I just finished a Coursera (free online) course, titled "Leading Strategic Innovation in Organizations". A very interesting course that I can recommend! It uses an "innovation constraints" framework, which helps to identify potential contraints at all levels. Generating ideas is relatively easy, compared to implementing those ideas. That's why it's good to understand where barriers for implemention are (or can be).
Today's Dilbert is a good example of just one of those barriers: ideas trapped inside your head (or: not knowing how to communicate your idea).

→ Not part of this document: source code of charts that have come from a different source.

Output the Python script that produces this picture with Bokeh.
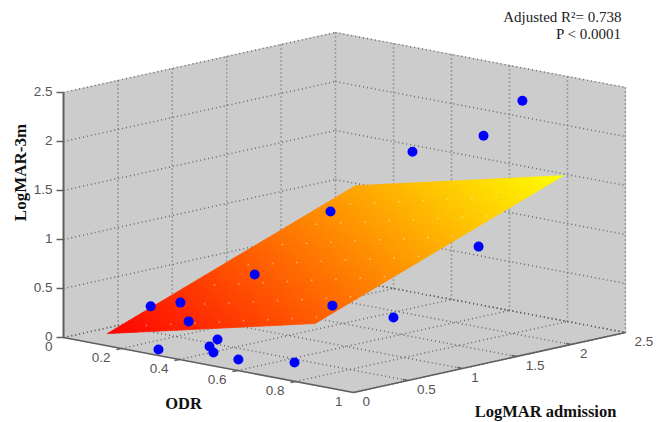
from bokeh.plotting import figure
from bokeh.models import Range1d
from bokeh.embed import file_html
from bokeh.resources import INLINE
from bokeh.core.properties import value
import numpy as np

# Data
odr_ticks = [0, 0.2, 0.4, 0.6, 0.8, 1]
adm_ticks = [0, 0.5, 1, 1.5, 2, 2.5]
z_ticks = [0, 0.5, 1, 1.5, 2, 2.5]
odr_labels = ["0", "0.2", "0.4", "0.6", "0.8", "1"]
adm_labels = ["0", "0.5", "1", "1.5", "2", "2.5"]
z_labels = ["0", "0.5", "1", "1.5", "2", "2.5"]

pt_odr = [0.188, 0.253, 0.319, 0.290, 0.381, 0.391, 0.442, 0.528, 0.684,
          0.359, 0.433, 0.552, 0.681, 0.575, 0.453, 0.623, 0.682]
pt_adm = [0.3, 0.4, 0.3, 0.1, 0.4, 0.3, 0.2, 0.2, 0.3,
          0.8, 1.3, 1.0, 2.0, 1.5, 2.0, 2.2, 2.4]
pt_z = [0.35, 0.40, 0.27, 0.016, 0.096, 0.054, 0.046, 0.022, 0.055,
        0.648, 1.21, 0.39, 0.82, 0.16, 1.66, 1.87, 2.21]

# fitted plane: corners (odr, adm, z)
surf_odr = [0.114, 0.83]
surf_adm = [0.10, 2.38]
surf_z = [[0.08, 1.03], [0.584, 1.534]]  # [odr index][adm index]
# faint mesh nodes on the plane (fractions along each side)
mesh_s = [0.134, 0.251, 0.368, 0.485, 0.602, 0.719, 0.836, 0.953]
mesh_t = [0.045, 0.182, 0.319, 0.456, 0.593, 0.730, 0.867]


def proj(o, a, z):
    o, a, z = np.asarray(o, float), np.asarray(a, float), np.asarray(z, float)
    return 63 + 290 * o + 108.8 * a, 337 + 55 * o - 24 * a - 98 * z


W, H = 662, 422
p = figure(width=W, height=H, output_backend="svg", toolbar_location=None,
           x_range=Range1d(0, W), y_range=Range1d(H, 0),
           min_border=0, outline_line_color=None, background_fill_color="white")
p.axis.visible = False
p.grid.visible = False

GREY = "#cccccc"
LINE = "#5f5f5f"
DOT = "#6a6a6a"


def poly(*corners):
    xs, ys = zip(*[proj(*c) for c in corners])
    p.patch([float(v) for v in xs], [float(v) for v in ys], fill_color=GREY, line_color=GREY, line_width=1)


poly((0, 0, 0), (1, 0, 0), (1, 2.5, 0), (0, 2.5, 0))
poly((0, 0, 0), (0, 2.5, 0), (0, 2.5, 2.5), (0, 0, 2.5))
poly((0, 2.5, 0), (1, 2.5, 0), (1, 2.5, 2.5), (0, 2.5, 2.5))


def dotted(a, b, width=1.5):
    x0, y0 = proj(*a)
    x1, y1 = proj(*b)
    p.line([float(x0), float(x1)], [float(y0), float(y1)], line_color=DOT, line_width=width, line_dash="1 3")


def solid(a, b, width=1.6, color=LINE):
    x0, y0 = proj(*a)
    x1, y1 = proj(*b)
    p.line([float(x0), float(x1)], [float(y0), float(y1)], line_color=color, line_width=width)


for t in odr_ticks[1:]:
    dotted((t, 0, 0), (t, 2.5, 0))
    dotted((t, 2.5, 0), (t, 2.5, 2.5))
for t in adm_ticks[1:]:
    dotted((0, t, 0), (1, t, 0))
    dotted((0, t, 0), (0, t, 2.5))
dotted((0, 0, 0), (0, 2.5, 0))
dotted((0, 2.5, 0), (1, 2.5, 0))
for t in z_ticks:
    dotted((0, 0, t), (0, 2.5, t))
    dotted((0, 2.5, t), (1, 2.5, t))


# surface
def surf(s, t):
    o = surf_odr[0] + s * (surf_odr[1] - surf_odr[0])
    a = surf_adm[0] + t * (surf_adm[1] - surf_adm[0])
    z = ((1 - s) * (1 - t) * surf_z[0][0] + (1 - s) * t * surf_z[0][1]
         + s * (1 - t) * surf_z[1][0] + s * t * surf_z[1][1])
    return o, a, z


N = 36
u = np.linspace(0, 1, N + 1)
xs, ys, cols = [], [], []
zmin, zmax = surf_z[0][0], surf_z[1][1]
for i in range(N):
    for j in range(N):
        cs = [surf(u[i], u[j]), surf(u[i + 1], u[j]), surf(u[i + 1], u[j + 1]), surf(u[i], u[j + 1])]
        xy = [proj(*c) for c in cs]
        xs.append([float(q[0]) for q in xy])
        ys.append([float(q[1]) for q in xy])
        zc = sum(c[2] for c in cs) / 4
        g = int(round(255 * (zc - zmin) / (zmax - zmin)))
        cols.append(f"#ff{g:02x}00")
p.patches(xs, ys, fill_color=cols, line_color=cols, line_width=0.8)

mx, my = [], []
for s in mesh_s:
    for t in mesh_t:
        qx, qy = proj(*surf(s, t))
        mx.append(float(qx))
        my.append(float(qy))
p.scatter(mx, my, size=2, fill_color="white", fill_alpha=0.35, line_color=None)

# axes
solid((0, 0, 0), (0, 0, 2.5), 2)
solid((0, 0, 0), (1, 0, 0), 1.6)
solid((1, 0, 0), (1, 2.5, 0), 1.6)
for t in z_ticks:
    x, y = proj(0, 0, t)
    p.line([float(x) - 7, float(x)], [float(y), float(y)], line_color=LINE, line_width=1.3)
for t in odr_ticks[1:5]:
    x, y = proj(t, 0, 0)
    p.line([float(x) - 5, float(x)], [float(y) + 1, float(y)], line_color=LINE, line_width=1.3)
for t in adm_ticks[1:5]:
    x, y = proj(1, t, 0)
    p.line([float(x) - 5, float(x)], [float(y) - 1, float(y)], line_color=LINE, line_width=1.3)

# points
px, py = proj(pt_odr, pt_adm, pt_z)
p.scatter(px.tolist(), py.tolist(), size=10, fill_color="#0000ff", line_color="#0000ff", line_width=0)


def label(x, y, s, align, font="Liberation Sans", size="13.5px", color="#555555", style="normal", angle=0.0):
    p.text([x], [y], text=[s], text_align=align, text_baseline="middle", text_font=value(font),
           text_font_size=size, text_color=color, text_font_style=style, angle=angle)


for t, s in zip(z_ticks, z_labels):
    x, y = proj(0, 0, t)
    label(float(x) - 11, float(y) - 1, s, "right")
for t, s in zip(odr_ticks, odr_labels):
    x, y = proj(t, 0, 0)
    label(float(x) - 11, float(y) + 9, s, "right")
for t, s in zip(adm_ticks, adm_labels):
    x, y = proj(1, t, 0)
    label(float(x) + 9, float(y) + 9, s, "left")

SERIF = "Liberation Serif"
label(20, 172, "LogMAR-3m", "center", SERIF, "17px", "#111111", "bold", np.pi / 2)
label(183, 403, "ODR", "center", SERIF, "16.5px", "#111111", "bold")
label(545, 411, "LogMAR admission", "center", SERIF, "16.5px", "#111111", "bold")
label(621, 16, "Adjusted R²= 0.738", "right", SERIF, "15px", "#222222")
label(621, 33, "P < 0.0001", "right", SERIF, "15px", "#222222")

open("out.html", "w").write(file_html(p, INLINE))
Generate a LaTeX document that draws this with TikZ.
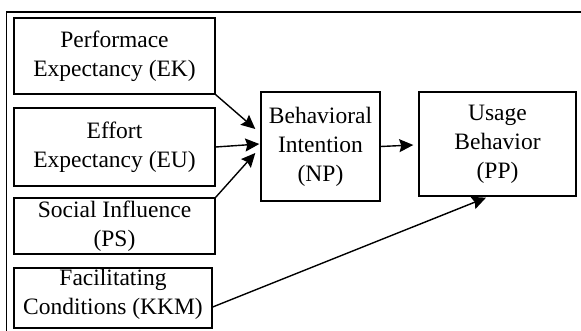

Related to this course is an article I found through the KNOW Network / Library: Seven deadly sins of large company innovation (based on an article in Forbes with the same title). It takes a different approach to looking at innovation failures in large companies. Each of the deadly sins is accompanied by an alternative approach.
1. One and Done
2. Product Development over Customer Development
3. Death by Committee
4. Reliance on Lagging, not Leading Indicators
5. A Culture that Stiffles Entrepreneurship
6. Poorly Aligned Reward Systems
While most are on the level of the organization and its strategy, the sins will be recognized by many I think. Just take sin 5, the culture. A culture of entrepreneurship includes taking initiative and risk. How many companies allow for experimentation?
Innovation is 'in' and companies realize that they need to be innovative to stay ahead (or become leader). Changing the company and its culture is hard. That's why I liked the approach in the Coursera course, which allows for making changes at all levels, starting at the individual.